How Is Africa Speeding Up the Energy Timeline?
Aug 13 2017 Read 2398 Times
Africa could provide a huge boost to the future of our environmental by adopting renewable sources of energy in place of coal, according the executive director of the International Energy Agency (IEA) Fatih Birol.
While many developing countries around the globe (in particular, China and India) are catching up with the western world by strongly pursuing coal to meet the demands of their ballooning populations, nations in Africa could bypass the polluting technique altogether in favour of more environmentally-friendly methods of energy extraction.
A unique opportunity
In the developed world, an energy infrastructure has been firmly in place well before the realisation dawned of what global warming could entail, meaning that measures such as the EU's Medium Combustion Plant Directive have had to be introduced.
Elsewhere, superpowers in Asia have followed the western example of energy generation to power the homes and businesses of their rapidly increasing populations, which has propelled them to the forefront of the emissions list.
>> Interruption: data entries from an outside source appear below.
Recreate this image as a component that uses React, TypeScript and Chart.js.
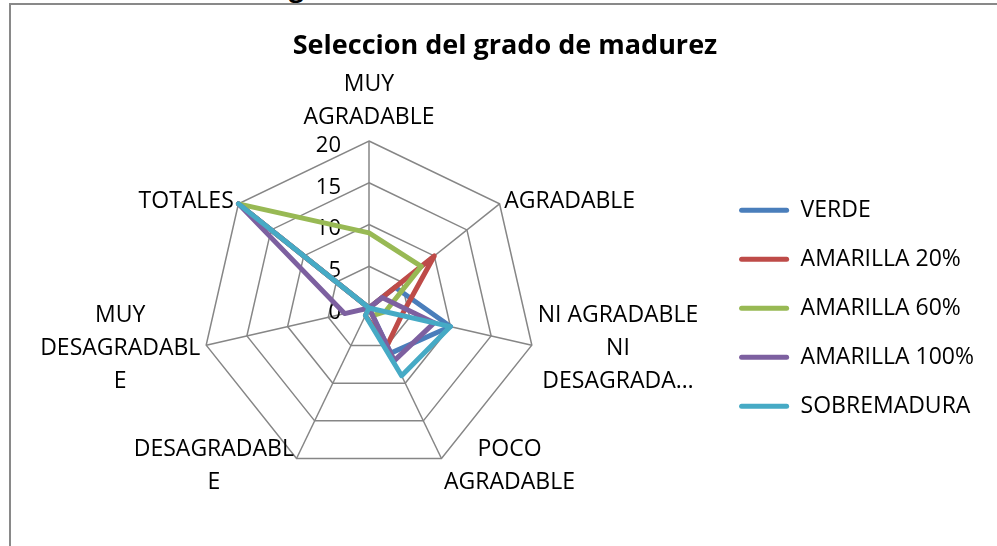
import React, { useEffect, useRef } from 'react';
import { Chart, registerables } from 'chart.js';

Chart.register(...registerables);

// ---- data ----
const categories: string[][] = [
  ['MUY', 'AGRADABLE'],
  ['AGRADABLE'],
  ['NI AGRADABLE', 'NI', 'DESAGRADA…'],
  ['POCO', 'AGRADABLE'],
  ['DESAGRADABL', 'E'],
  ['MUY', 'DESAGRADABL', 'E'],
  ['TOTALES'],
];
const seriesNames = ['VERDE', 'AMARILLA 20%', 'AMARILLA 60%', 'AMARILLA 100%', 'SOBREMADURA'];
const verde = [0, 4, 10, 6, 0, 0, 20];
const amarilla20 = [0, 10, 4, 5, 1, 0, 20];
const amarilla60 = [9, 8, 2, 1, 0, 0, 20];
const amarilla100 = [0, 2, 8, 7, 0, 3, 20];
const sobremadura = [0, 0, 10, 9, 1, 0, 20];
const tickValues = [0, 5, 10, 15, 20];
const seriesColors = ['#4A7EBB', '#BE4B48', '#98B954', '#7D60A0', '#46AAC5'];
const titleText = 'Seleccion del grado de madurez';

const FONT = '"Open Sans", "Noto Sans", sans-serif';
const FS = 23;

const excelLabels = {
  id: 'excelLabels',
  beforeDatasetsDraw(chart: any) {
    const scale = chart.scales.r;
    const ctx = chart.ctx;
    ctx.save();
    ctx.fillStyle = '#000';
    ctx.font = `22px ${FONT}`;
    ctx.textAlign = 'right';
    ctx.textBaseline = 'alphabetic';
    const capHalf = (22 * 0.714) / 2;
    tickValues.forEach((v) => {
      const y = scale.yCenter - scale.getDistanceFromCenterForValue(v) + 3;
      ctx.fillText(String(v), scale.xCenter - 28, y + capHalf);
    });
    ctx.restore();
  },
  afterDraw(chart: any) {
    const scale = chart.scales.r;
    const ctx = chart.ctx;
    const labels = chart.data.labels as string[][];
    const n = labels.length;
    ctx.save();
    ctx.fillStyle = '#000';
    ctx.font = `${FS}px ${FONT}`;
    ctx.textBaseline = 'alphabetic';
    ctx.textAlign = 'center';
    const lh = 33;
    const capHalf = (FS * 0.714) / 2;
    labels.forEach((lines, i) => {
      const p = scale.getPointPosition(i, scale.drawingArea + 6);
      const w = Math.max(...lines.map((l) => ctx.measureText(l).width));
      const ang = (i * 360) / n;
      let cx: number;
      if (Math.abs(ang) < 1 || Math.abs(ang - 180) < 1) cx = p.x;
      else if (ang < 180) cx = p.x + w / 2;
      else cx = p.x - w / 2;
      let firstBaseline: number;
      if (Math.abs(ang) < 1) {
        firstBaseline = p.y - 11 - (lines.length - 1) * lh;
      } else {
        firstBaseline = p.y - ((lines.length - 1) * lh) / 2 + capHalf;
      }
      lines.forEach((l, k) => ctx.fillText(l, cx, firstBaseline + k * lh));
    });
    ctx.restore();
  },
};

export default function App() {
  const ref = useRef<HTMLCanvasElement | null>(null);
  useEffect(() => {
    if (!ref.current) return;
    const data = [verde, amarilla20, amarilla60, amarilla100, sobremadura];
    const chart = new Chart(ref.current, {
      type: 'radar',
      data: {
        labels: categories,
        datasets: seriesNames.map((name, i) => ({
          label: name,
          data: data[i],
          borderColor: seriesColors[i],
          backgroundColor: seriesColors[i],
          borderWidth: 5,
          fill: false,
          pointRadius: 0,
          pointHoverRadius: 0,
          borderJoinStyle: 'round' as const,
          borderCapStyle: 'round' as const,
          order: seriesNames.length - i,
        })),
      },
      options: {
        animation: false,
        responsive: false,
        devicePixelRatio: 1,
        layout: { padding: { top: 4, bottom: 70, left: 26, right: 13 } },
        scales: {
          r: {
            min: 0,
            max: 20,
            ticks: { stepSize: 5, display: false },
            grid: { color: '#868686', lineWidth: 1.5 },
            angleLines: { color: '#868686', lineWidth: 1.5 },
            pointLabels: { display: false },
          },
        },
        plugins: {
          title: {
            display: true,
            text: titleText,
            color: '#000',
            font: { family: FONT, size: 27, weight: 'bold' },
            padding: { top: 26, bottom: 78 },
          },
          legend: {
            position: 'right',
            fullSize: false,
            align: 'center',
            labels: {
              boxWidth: 50,
              boxHeight: 5,
              padding: 26,
              color: '#000',
              useBorderRadius: true,
              borderRadius: 2.5,
              font: { family: FONT, size: FS },
              sort: (a: any, b: any) => a.datasetIndex - b.datasetIndex,
              generateLabels: (c: any) =>
                Chart.defaults.plugins.legend.labels
                  .generateLabels(c)
                  .map((it: any) => ({ ...it, fillStyle: seriesColors[it.datasetIndex], lineWidth: 0 })),
            },
          },
          tooltip: { enabled: false },
        },
      },
      plugins: [excelLabels],
    } as any);
    return () => chart.destroy();
  }, []);

  return (
    <div style={{ position: 'fixed', left: 0, top: 0, width: 997, height: 546, overflow: 'hidden', background: '#fff' }}>
      <div
        style={{
          position: 'absolute',
          left: 289,
          top: -26,
          fontFamily: FONT,
          fontWeight: 'bold',
          fontSize: 26,
          lineHeight: '26px',
          color: '#000',
        }}
      >
        g
      </div>
      <div
        style={{
          position: 'absolute',
          left: 9,
          top: 3,
          width: 1200,
          height: 800,
          border: '2px solid #898989',
        }}
      />
      <canvas ref={ref} width={997} height={546} style={{ position: 'absolute', left: 0, top: 0, width: 997, height: 546 }} />
    </div>
  );
}
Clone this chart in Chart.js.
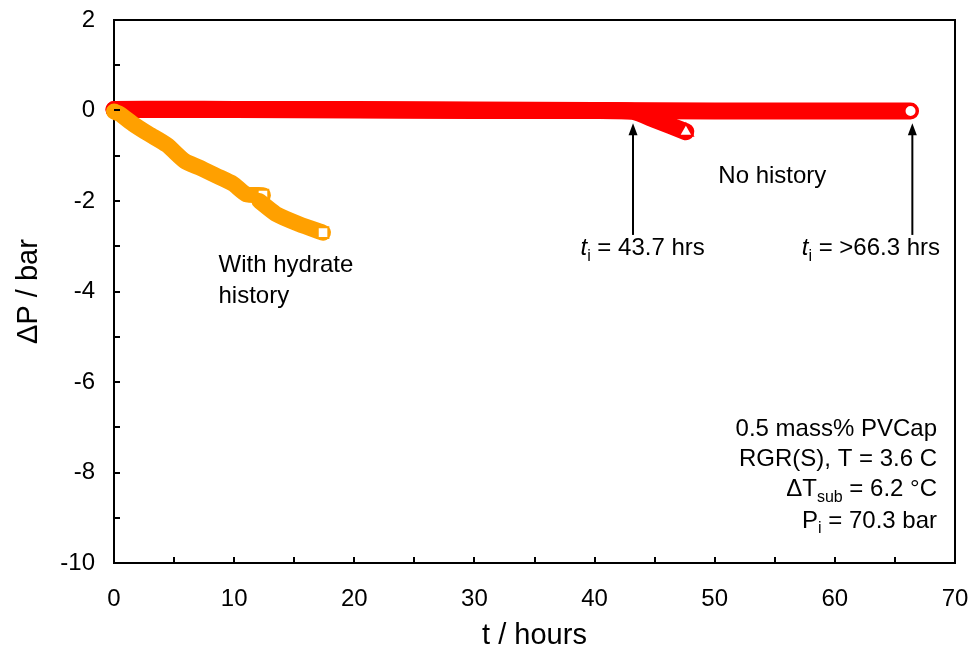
<!DOCTYPE html>
<html>
<head>
<meta charset="utf-8">
<script src="https://cdn.jsdelivr.net/npm/chart.js@4.4.1/dist/chart.umd.min.js"></script>
<style>
  html, body { margin: 0; padding: 0; background: #fff; }
  #wrap { width: 971px; height: 648px; }
</style>
</head>
<body>
<div id="wrap"><canvas id="chart" width="971" height="648"></canvas></div>
<script>
// pressure drop vs time, hydrate history run (two pieces) and no-history runs
const hydrateT1 = [0, 0.5, 1.6, 2.9, 4.4, 5.9, 7.1, 8.5, 9.9, 11.0, 12.4];
const hydrateDP1 = [-0.02, -0.08, -0.3, -0.52, -0.76, -1.12, -1.26, -1.44, -1.62, -1.85, -1.87];
const hydrateT2 = [12.1, 13.5, 15.4, 17.4];
const hydrateDP2 = [-2.0, -2.29, -2.51, -2.70];

const noHistT = [0, 5, 10, 20, 30, 40, 43.2, 45, 47.6];
const noHistDP = [0.02, 0.03, 0.02, 0.02, 0.01, 0.0, -0.02, -0.2, -0.47];

const longT = [0, 10, 20, 30, 40, 50, 60, 66.3];
const longDP = [0.02, 0.02, 0.01, 0.0, 0.0, -0.01, -0.01, -0.01];

// induction time arrows: [t, tip dP, tail dP]
const arrowT = [43.2, 66.45];
const arrowTip = [-0.28, -0.28];
const arrowTail = [-2.75, -2.75];

const xTicks = [0, 10, 20, 30, 40, 50, 60, 70];
const yTicks = [-10, -8, -6, -4, -2, 0, 2];

const RED = '#ff0000';
const ORANGE = '#ffa000';
const FONT = '"Liberation Sans", Arial, sans-serif';

function pts(xs, ys) {
  return xs.map((x, i) => ({ x: x, y: ys[i] }));
}
function endOnly(arr, r) {
  return arr.map((_, i) => (i === arr.length - 1 ? r : 0));
}

// text with italic / subscript pieces
function richText(ctx, parts, x, y, align, size) {
  const fontOf = p => (p.italic ? 'italic ' : '') + (p.sub ? Math.round(size * 0.65) : size) + 'px ' + FONT;
  let total = 0;
  parts.forEach(p => { ctx.font = fontOf(p); total += ctx.measureText(p.t).width; });
  let cx = align === 'right' ? x - total : align === 'center' ? x - total / 2 : x;
  ctx.textAlign = 'left';
  ctx.textBaseline = 'alphabetic';
  parts.forEach(p => {
    ctx.font = fontOf(p);
    ctx.fillText(p.t, cx, p.sub ? y + size * 0.22 : y);
    cx += ctx.measureText(p.t).width;
  });
}

const decor = {
  id: 'decor',
  afterDraw(chart) {
    const ctx = chart.ctx;
    const a = chart.chartArea;
    const xs = chart.scales.x, ys = chart.scales.y;
    ctx.save();
    ctx.strokeStyle = '#000';
    ctx.fillStyle = '#000';
    ctx.lineWidth = 2;

    // top and right frame
    ctx.beginPath();
    ctx.moveTo(a.left, a.top);
    ctx.lineTo(a.right, a.top);
    ctx.lineTo(a.right, a.bottom);
    ctx.stroke();

    // inward tick marks
    ctx.beginPath();
    for (let v = -10; v <= 2; v++) {
      const py = Math.round(ys.getPixelForValue(v));
      ctx.moveTo(a.left, py);
      ctx.lineTo(a.left + 6, py);
    }
    for (let v = 0; v <= 70; v += 5) {
      const px = Math.round(xs.getPixelForValue(v));
      ctx.moveTo(px, a.bottom);
      ctx.lineTo(px, a.bottom - 6);
    }
    ctx.stroke();

    // arrows
    arrowT.forEach((t, i) => {
      const px = xs.getPixelForValue(t);
      const tip = ys.getPixelForValue(arrowTip[i]);
      const tail = ys.getPixelForValue(arrowTail[i]);
      ctx.beginPath();
      ctx.moveTo(px, tail);
      ctx.lineTo(px, tip + 10);
      ctx.stroke();
      ctx.beginPath();
      ctx.moveTo(px, tip);
      ctx.lineTo(px - 4.5, tip + 12);
      ctx.lineTo(px + 4.5, tip + 12);
      ctx.closePath();
      ctx.fill();
    });

    // labels
    const S = 24;
    ctx.fillStyle = '#000';
    const lx = v => xs.getPixelForValue(v);
    const ly = v => ys.getPixelForValue(v);
    richText(ctx, [{ t: 't', italic: true }, { t: 'i', sub: true }, { t: ' = 43.7 hrs' }], lx(44.0), ly(-3.2), 'center', S);
    richText(ctx, [{ t: 't', italic: true }, { t: 'i', sub: true }, { t: ' = >66.3 hrs' }], lx(63.0), ly(-3.2), 'center', S);
    richText(ctx, [{ t: 'No history' }], lx(50.3), ly(-1.6), 'left', S);
    richText(ctx, [{ t: 'With hydrate' }], lx(8.7), ly(-3.57), 'left', S);
    richText(ctx, [{ t: 'history' }], lx(8.7), ly(-4.26), 'left', S);

    const rx = a.right - 18;
    richText(ctx, [{ t: '0.5 mass% PVCap' }], rx, ly(-7.19), 'right', S);
    richText(ctx, [{ t: 'RGR(S), T = 3.6 C' }], rx, ly(-7.85), 'right', S);
    richText(ctx, [{ t: '\u0394T' }, { t: 'sub', sub: true }, { t: ' = 6.2 \u00b0C' }], rx, ly(-8.53), 'right', S);
    richText(ctx, [{ t: 'P' }, { t: 'i', sub: true }, { t: ' = 70.3 bar' }], rx, ly(-9.22), 'right', S);

    // axis titles
    ctx.font = '29px ' + FONT;
    ctx.textAlign = 'center';
    ctx.textBaseline = 'alphabetic';
    ctx.fillText('t / hours', (a.left + a.right) / 2, 644);
    ctx.save();
    ctx.translate(37, (a.top + a.bottom) / 2);
    ctx.rotate(-Math.PI / 2);
    ctx.fillText('\u0394P / bar', 0, 0);
    ctx.restore();

    ctx.restore();
  }
};

const lineStyle = {
  showLine: true,
  fill: false,
  tension: 0.2,
  borderCapStyle: 'round',
  borderJoinStyle: 'round',
  pointBackgroundColor: '#fff',
  pointBorderWidth: 2,
  clip: false
};

new Chart(document.getElementById('chart'), {
  type: 'scatter',
  data: {
    datasets: [
      Object.assign({}, lineStyle, {
        data: pts(hydrateT2, hydrateDP2),
        borderColor: ORANGE, borderWidth: 16,
        pointBorderColor: ORANGE, pointStyle: 'rect',
        pointRadius: endOnly(hydrateT2, 7.5), order: 0
      }),
      Object.assign({}, lineStyle, {
        data: pts(hydrateT1, hydrateDP1),
        borderColor: ORANGE, borderWidth: 16,
        pointBorderColor: ORANGE, pointStyle: 'rect',
        pointRadius: endOnly(hydrateT1, 7.5), order: 1
      }),
      Object.assign({}, lineStyle, {
        data: pts(noHistT, noHistDP),
        borderColor: RED, borderWidth: 17,
        pointBorderColor: RED, pointStyle: 'triangle',
        pointRadius: endOnly(noHistT, 8), order: 2
      }),
      Object.assign({}, lineStyle, {
        data: pts(longT, longDP),
        borderColor: RED, borderWidth: 17,
        pointBorderColor: RED, pointStyle: 'circle',
        pointRadius: endOnly(longT, 6), order: 3
      })
    ]
  },
  options: {
    responsive: false,
    animation: false,
    events: [],
    layout: { padding: { top: 20, right: 16, left: 0, bottom: 0 } },
    plugins: { legend: { display: false }, tooltip: { enabled: false } },
    scales: {
      x: {
        type: 'linear', min: 0, max: 70,
        afterBuildTicks: s => { s.ticks = xTicks.map(v => ({ value: v })); },
        ticks: { color: '#000', font: { family: FONT, size: 24 }, padding: 22 },
        grid: { display: false, drawTicks: false },
        border: { color: '#000', width: 2 },
        afterFit: s => { s.height = 85; s.paddingLeft = 0; s.paddingRight = 0; }
      },
      y: {
        type: 'linear', min: -10, max: 2,
        afterBuildTicks: s => { s.ticks = yTicks.map(v => ({ value: v })); },
        ticks: { color: '#000', font: { family: FONT, size: 24 }, padding: 19 },
        grid: { display: false, drawTicks: false },
        border: { color: '#000', width: 2 },
        afterFit: s => { s.width = 114; s.paddingTop = 0; s.paddingBottom = 0; }
      }
    }
  },
  plugins: [decor]
});
</script>
</body>
</html>
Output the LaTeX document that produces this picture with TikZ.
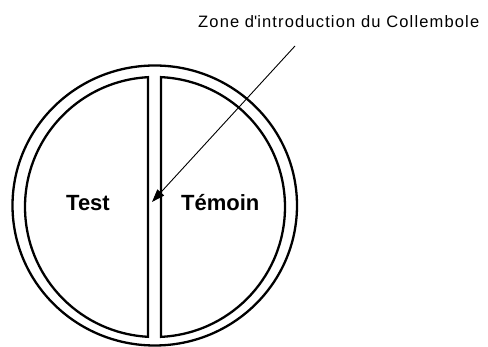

However, there are currently an estimated 700 million people in Africa who do not enjoy access to electricity. 40% of the African content have zero access, 5% are connected to a grid that never yields power and 9% more are connected but with only intermittent access. That means that more than half of the entire African population has very limited electricity.
Constructing new coal power plants is a dangerous venture, since they entail high costs, emit exorbitant amounts of contaminants and are vulnerable to becoming obsolete with the continual rise of renewables. Therefore, it makes sense to turn to a greener solution immediately.
Renewables and natural gas as a solution
With Africa a notoriously sunny continent, it’s thought that much of its energy needs can be met by the ever-more affordable power of photovoltaic cells. Solar power plants can be more easily set up to serve local communities and offer clean, unlimited sources of energy.
“When it comes to Africa, I think we will see something for the first time: Namely, Africa will bring electricity to people by mainly using renewable energy and natural gas,” Birol told Axios. Of course, therein lies the caveat; that renewables alone will not meet the entire continent’s needs, and that natural gas (primarily obtained via the controversial practice of fracking) will necessarily make up a significant portion of their energy generation.
However, a fresh approach to natural gas surveys could mean that the energy source is certainly less damaging to the environmental than coal, and phasing out this antiquated fuel should be paramount among the list of directives on the global agenda.
Not that there aren’t stumbling blocks on the horizons. The difficulties in getting neighbouring countries to cooperate in certain regions could prove to be very troublesome in setting up a continental power infrastructure, not to mention the existing infrastructure itself. The lines and poles which currently serve much of Africa’s grid are so dated and unreliable that they work less than half of the time.
Having said that, Africa’s unique situation, along with significant funding from overseas, mean that renewables could be given a sizable boost in their bid to overtake coal as a viable energy source of the future.